Although April is Alcohol Awareness month, it is important to do more than just spend one month focusing on the damage that alcohol can do to someone’s health, their lives, and the lives of their loved ones. Alcohol has been a staple of American culture for practically as long as America has existed. While there has been a lot of discussion about the dangers associated with alcohol use and abuse, there is still a huge stigma around alcoholism. One month a year isn’t enough to get rid of that.
The main ingredient in beer, wine, and liquor is ethyl alcohol—a very similar compound to what is used in ethanol-based gasolines! According to the National Institute on Drug Abuse, a standard drink of alcohol is equal to 0.6 ounces of pure alcohol or its equivalents in 12 ounces of beer, 8 ounces of malt liquor, 5 ounces of wine, or 1.5 ounces of 80-proof liquor. Alcohol will affect men and women differently based on body weight, amount of alcohol consumed, and the time in which the consumption took place.
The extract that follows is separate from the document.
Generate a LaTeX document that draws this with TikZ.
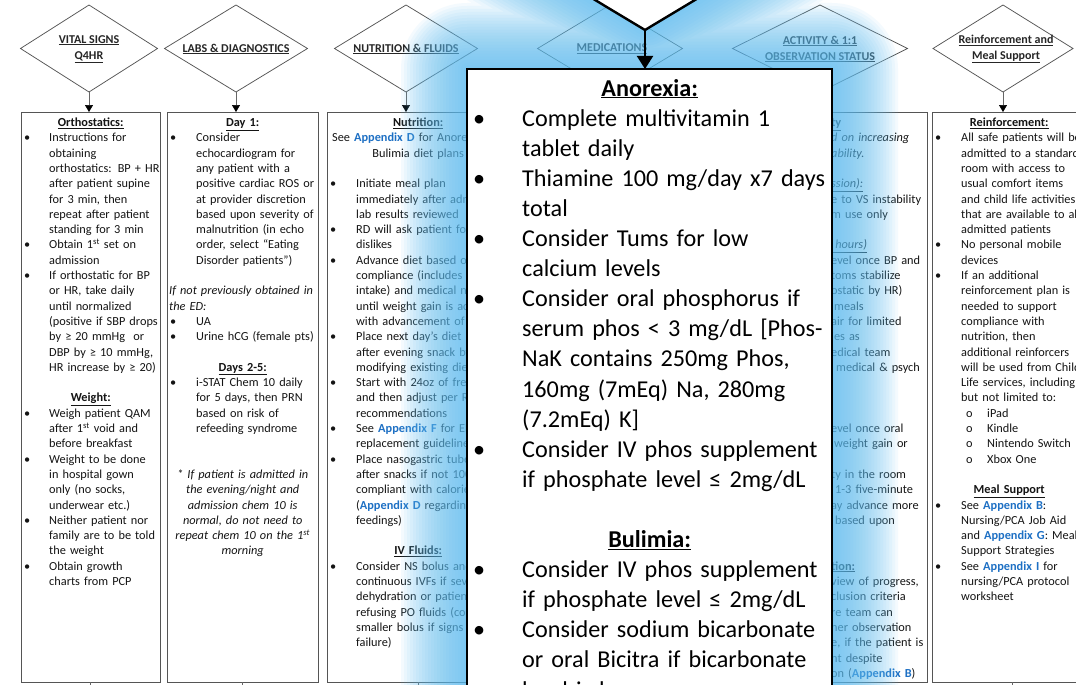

However, alcohol intoxication—including decreased inhibitions, slurred speech, and loss of motor coordination—is a common outcome of drinking alcohol.
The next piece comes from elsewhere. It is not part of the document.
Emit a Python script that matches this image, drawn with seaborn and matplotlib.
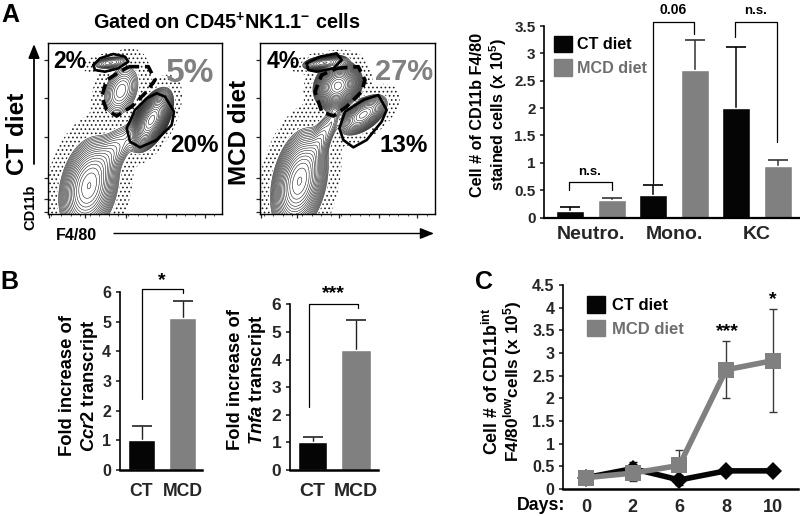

In addition to the discomfort of alcohol intoxication and the resulting “hang over,” chronic alcohol consumption can lead to severe damage to your body. Alcohol is quickly absorbed into the blood stream, mostly from the stomach and small intestine, and affects every part of your body. The most commonly and severely affected organs include the brain, heart, liver, and pancreas. According to the National Institute on Alcohol Abuse and Alcoholism, chronic alcohol consumption can lead to health problems such as an irregular heartbeat, stroke, high blood pressure, alcoholic hepatitis, cirrhosis, and pancreatitis. Additionally, research has shown that chronic alcohol consumption can increase your chances of developing cancer of the mouth, esophagus, throat, and liver. Drinking alcohol can also increase your chances of getting ill—chronic drinkers are at high risk for pneumonia and tuberculosis.
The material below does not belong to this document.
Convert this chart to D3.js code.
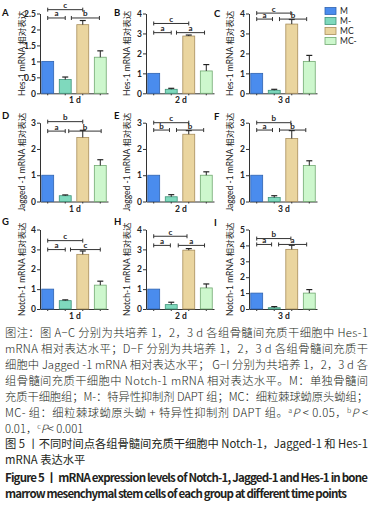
<!DOCTYPE html>
<html lang="zh">
<head>
    <meta charset="UTF-8">
    <title>Figure 5</title>
    <script src="https://cdn.jsdelivr.net/npm/d3@7.8.5/dist/d3.min.js"></script>
    <style>
        body { margin: 0; background: #fff; }
        text { font-family: "Lato", "Liberation Sans", "Noto Sans CJK SC", sans-serif; }
        .cap { font-family: "Noto Sans CJK SC", "Liberation Sans", sans-serif; fill: #231f20; }
    </style>
</head>
<body>
<div id="chart"></div>
<script type="text/javascript">
    // data
    const groups = ["M", "M-", "MC", "MC-"];
    const days = ["1 d", "2 d", "3 d"];
    const genes = ["Hes-1", "Jagged -1", "Notch-1"];
    const letters = ["A", "B", "C", "D", "E", "F", "G", "H", "I"];
    const yMax = [[2.5, 4, 4], [3, 3, 3], [4, 4, 5]];
    const yStep = [[0.5, 1, 1], [1, 1, 1], [1, 1, 1]];

    const hesMean = [[1.0, 0.43, 2.15, 1.13], [1.0, 0.2, 2.87, 1.12], [1.0, 0.15, 3.47, 1.6]];
    const hesErr = [[0, 0.08, 0.13, 0.2], [0, 0.05, 0.05, 0.32], [0, 0.05, 0.23, 0.3]];
    const jagMean = [[1.0, 0.22, 2.44, 1.37], [1.0, 0.18, 2.56, 1.0], [1.0, 0.15, 2.4, 1.37]];
    const jagErr = [[0, 0.03, 0.27, 0.22], [0, 0.08, 0.14, 0.13], [0, 0.07, 0.3, 0.18]];
    const notMean = [[1.0, 0.42, 2.75, 1.2], [1.0, 0.22, 2.96, 1.06], [1.0, 0.08, 3.75, 1.0]];
    const notErr = [[0, 0.04, 0.17, 0.2], [0, 0.12, 0.08, 0.2], [0, 0.07, 0.26, 0.22]];

    // significance brackets: [from index, to index, value level, label]
    const brackets = [
        [[0, 2, 2.62, "c"], [0, 1, 2.36, "a"], [1.35, 2.95, 2.36, "b"]],
        [[0, 2, 3.5, "c"], [0, 1, 3.04, "a"], [1.3, 2.9, 3.04, "a"]],
        [[0, 1.95, 4.02, "c"], [0, 0.9, 3.72, "a"], [1.3, 2.85, 3.72, "b"]],
        [[0, 2, 3.04, "b"], [0, 1, 2.68, "a"], [1.2, 3.05, 2.68, "b"]],
        [[0, 2, 3.0, "c"], [0, 0.9, 2.72, "b"], [1.3, 2.85, 2.72, "b"]],
        [[0, 1.95, 3.0, "b"], [0, 0.9, 2.72, "a"], [1.3, 2.8, 2.72, "b"]],
        [[0, 2, 3.44, "c"], [0, 1, 2.99, "a"], [1.3, 3, 2.99, "c"]],
        [[0, 1.9, 3.66, "c"], [0, 0.95, 3.2, "a"], [1.4, 2.9, 3.2, "a"]],
        [[0, 1.95, 4.43, "b"], [0, 0.85, 4.06, "a"], [1.25, 2.85, 4.06, "a"]]
    ];

    const means = [hesMean, jagMean, notMean];
    const errs = [hesErr, jagErr, notErr];

    const fills = ["#4a8cee", "#7fd9bd", "#ead59f", "#cdf7cd"];
    const strokes = ["#2f63b0", "#3f9479", "#a88e5c", "#71a971"];

    const width = 384, height = 507;
    const axisX = [40, 146, 249];
    const rowTop = [13.5, 122.7, 229.5];
    const rowZero = [93.3, 201.5, 309];
    const titleX = [21.5, 127, 230];
    const letterPos = [[2, 16], [114, 16], [214, 17]];
    const letterDy = [0, 103, 209];

    const svg = d3.select('#chart')
        .append('svg')
        .attr('width', width)
        .attr('height', height);

    for (let r = 0; r < 3; r++) {
        for (let c = 0; c < 3; c++) {
            const ax = axisX[c];
            const g = svg.append("g");
            const x = d3.scaleBand().domain(groups).range([ax, ax + 68])
                .paddingInner(0.32).paddingOuter(0.1);
            const y = d3.scaleLinear().domain([0, yMax[r][c]]).range([rowZero[r], rowTop[r]]);
            const xi = d3.scaleLinear().domain([0, 3])
                .range([x(groups[0]) + x.bandwidth() / 2, x(groups[3]) + x.bandwidth() / 2]);

            const vals = means[r][c].map((v, i) => ({g: groups[i], v: v, e: errs[r][c][i], i: i}));

            // y axis
            const ticks = d3.range(0, yMax[r][c] + 1e-6, yStep[r][c]);
            const yAxis = d3.axisLeft(y).tickValues(ticks).tickSize(3).tickSizeOuter(0)
                .tickFormat(d3.format("~g"));
            const ya = g.append("g").attr("transform", `translate(${ax},0)`).call(yAxis);
            ya.select(".domain").attr("stroke", "#333");
            ya.selectAll(".tick line").attr("stroke", "#333");
            ya.selectAll(".tick text").attr("font-size", 8.5).attr("font-weight", "bold")
                .attr("font-family", "Lato, sans-serif")
                .attr("fill", "#222").attr("x", -4);

            // x axis
            const xAxis = d3.axisBottom(x).tickSize(2).tickSizeOuter(0).tickFormat("");
            const xa = g.append("g").attr("transform", `translate(0,${rowZero[r]})`).call(xAxis);
            xa.select(".domain").attr("stroke", "#333");
            xa.selectAll(".tick line").attr("stroke", "#333");

            // bars
            g.selectAll("rect.bar").data(vals).join("rect")
                .attr("class", "bar")
                .attr("x", d => x(d.g))
                .attr("y", d => y(d.v))
                .attr("width", x.bandwidth())
                .attr("height", d => y(0) - y(d.v))
                .attr("fill", d => fills[d.i])
                .attr("stroke", d => strokes[d.i])
                .attr("stroke-width", 0.8);

            // error bars
            const eb = vals.filter(d => d.e > 0);
            g.selectAll("line.err").data(eb).join("line")
                .attr("x1", d => x(d.g) + x.bandwidth() / 2)
                .attr("x2", d => x(d.g) + x.bandwidth() / 2)
                .attr("y1", d => y(d.v))
                .attr("y2", d => y(d.v + d.e))
                .attr("stroke", "#222").attr("stroke-width", 1);
            g.selectAll("line.cap").data(eb).join("line")
                .attr("x1", d => x(d.g) + x.bandwidth() / 2 - 3)
                .attr("x2", d => x(d.g) + x.bandwidth() / 2 + 3)
                .attr("y1", d => y(d.v + d.e))
                .attr("y2", d => y(d.v + d.e))
                .attr("stroke", "#222").attr("stroke-width", 1.2);

            // significance brackets
            const br = brackets[r * 3 + c];
            br.forEach(b => {
                const x1 = xi(b[0]), x2 = xi(b[1]), yy = y(b[2]);
                const col = "#333";
                g.append("line").attr("x1", x1).attr("x2", x2).attr("y1", yy).attr("y2", yy)
                    .attr("stroke", col).attr("stroke-width", 1);
                [x1, x2].forEach(xx => g.append("line").attr("x1", xx).attr("x2", xx)
                    .attr("y1", yy - 2).attr("y2", yy + 2).attr("stroke", col).attr("stroke-width", 1));
                g.append("text").attr("x", (x1 + x2) / 2).attr("y", yy - 1.5)
                    .attr("text-anchor", "middle").attr("font-size", 8).attr("font-weight", "bold")
                    .attr("fill", "#222").text(b[3]);
            });

            // x label
            g.append("text").attr("x", ax + 35).attr("y", rowZero[r] + 10)
                .attr("text-anchor", "middle").attr("font-size", 8.5).attr("font-weight", "bold")
                .attr("fill", "#222").text(days[c]);

            // y title
            const cy = (rowTop[r] + rowZero[r]) / 2;
            g.append("text")
                .attr("transform", `translate(${titleX[c] + 3},${cy}) rotate(-90)`)
                .attr("text-anchor", "middle").attr("font-size", 8.5)
                .attr("font-family", "'Noto Sans CJK SC', sans-serif")
                .attr("fill", "#222").text(genes[r] + " mRNA 相对表达");

            // panel letter
            g.append("text").attr("x", letterPos[c][0]).attr("y", letterPos[c][1] + letterDy[r])
                .attr("font-size", 9.5).attr("font-weight", "bold").attr("fill", "#111")
                .text(letters[r * 3 + c]);
        }
    }

    // legend
    const leg = svg.append("g");
    groups.forEach((gname, i) => {
        leg.append("rect").attr("x", 325).attr("y", 7.5 + i * 10).attr("width", 11).attr("height", 7)
            .attr("fill", fills[i]).attr("stroke", strokes[i]).attr("stroke-width", 0.8);
        leg.append("text").attr("x", 340).attr("y", 14 + i * 10).attr("font-size", 8.5)
            .attr("fill", "#222").text(gname);
    });

    // caption
    const capLines = [
        ["图注：图 A−C 分别为共培养 1，2，3 d 各组骨髓间充质干细胞中 Hes-1", 337],
        ["mRNA 相对表达水平；D−F 分别为共培养 1，2，3 d 各组骨髓间充质干", 353],
        ["细胞中 Jagged -1 mRNA 相对表达水平； G−I 分别为共培养 1，2，3 d 各", 369],
        ["组骨髓间充质干细胞中 Notch-1 mRNA 相对表达水平。M：单独骨髓间", 385],
        ["充质干细胞组；M-：特异性抑制剂 DAPT 组；MC：细粒棘球蚴原头蚴组；", 401]
    ];
    capLines.forEach(l => {
        svg.append("text").attr("class", "cap").attr("x", 5).attr("y", l[1])
            .attr("font-size", 11.3).attr("font-weight", 300)
            .attr("textLength", 363).attr("lengthAdjust", "spacing")
            .text(l[0]);
    });
    // lines with superscripts
    const t6 = svg.append("text").attr("class", "cap").attr("x", 5).attr("y", 417)
        .attr("font-size", 11.3).attr("font-weight", 300)
        .attr("textLength", 363).attr("lengthAdjust", "spacing");
    t6.append("tspan").text("MC- 组：细粒棘球蚴原头蚴 + 特异性抑制剂 DAPT 组。");
    t6.append("tspan").attr("font-size", 7).attr("dy", -4).text("a");
    t6.append("tspan").attr("font-style", "italic").attr("dy", 4).text("P");
    t6.append("tspan").text(" < 0.05，");
    t6.append("tspan").attr("font-size", 7).attr("dy", -4).text("b");
    t6.append("tspan").attr("font-style", "italic").attr("dy", 4).text("P");
    t6.append("tspan").text(" <");
    const t7 = svg.append("text").attr("class", "cap").attr("x", 5).attr("y", 433)
        .attr("font-size", 11.3).attr("font-weight", 300);
    t7.append("tspan").text("0.01，");
    t7.append("tspan").attr("font-size", 7).attr("dy", -4).text("c");
    t7.append("tspan").attr("font-style", "italic").attr("dy", 4).text("P");
    t7.append("tspan").text("< 0.001");

    svg.append("text").attr("class", "cap").attr("x", 5).attr("y", 448).attr("font-size", 11.3)
        .attr("textLength", 363).attr("lengthAdjust", "spacing")
        .text("图 5 丨不同时间点各组骨髓间充质干细胞中 Notch-1，Jagged-1 和 Hes-1");
    svg.append("text").attr("class", "cap").attr("x", 5).attr("y", 464).attr("font-size", 11.3)
        .text("mRNA 表达水平");
    svg.append("text").attr("class", "cap").attr("x", 5).attr("y", 482).attr("font-size", 11.5)
        .attr("font-weight", "bold").attr("textLength", 363).attr("lengthAdjust", "spacing")
        .attr("font-family", "Lato, 'Noto Sans CJK SC', sans-serif")
        .text("Figure 5  丨  mRNA expression levels of Notch-1, Jagged-1 and Hes-1 in bone");
    svg.append("text").attr("class", "cap").attr("x", 5).attr("y", 498).attr("font-size", 11.5)
        .attr("font-weight", "bold").attr("textLength", 342).attr("lengthAdjust", "spacing")
        .attr("font-family", "Lato, 'Noto Sans CJK SC', sans-serif")
        .text("marrow mesenchymal stem cells of each group at different time points");
</script>
</body>
</html>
While some people drink only once in a while, alcoholism is characterized by a strong desire or craving for alcohol which can cause damage to one’s mental and physical health, work and personal relationships. There is strong evidence that genetics plays a role in the development of alcoholism, but this doesn’t mean that everyone who is predisposed will develop alcoholism. However, individuals who have a parent or other close family members who are alcoholic may have a higher risk of developing alcoholism themselves.
Statistics regarding alcohol abuse—and early signs of alcoholism—are scary. In a 2015 survey, the National Institute on Drug Abuse reported that 42% of 10th graders had tried alcohol in the past year, while 21% of 8th graders had. In a study in 2014, the NIDA reported that 30% of individuals aged 12-17 had tried alcohol in their lifetime. For individuals who were 26 or older, that number was 88%. Other statistics are equally alarming. The Huffington Post, in 2015, reported that alcohol abuse is the third highest cause of death in the United States, with 100,000 people dying each year from an alcohol related cause.
If you or someone you know is struggling with alcohol addiction, you can reach out for help at the Substance Abuse and Mental Health Services Administration at 1-800-662-HELP (4357).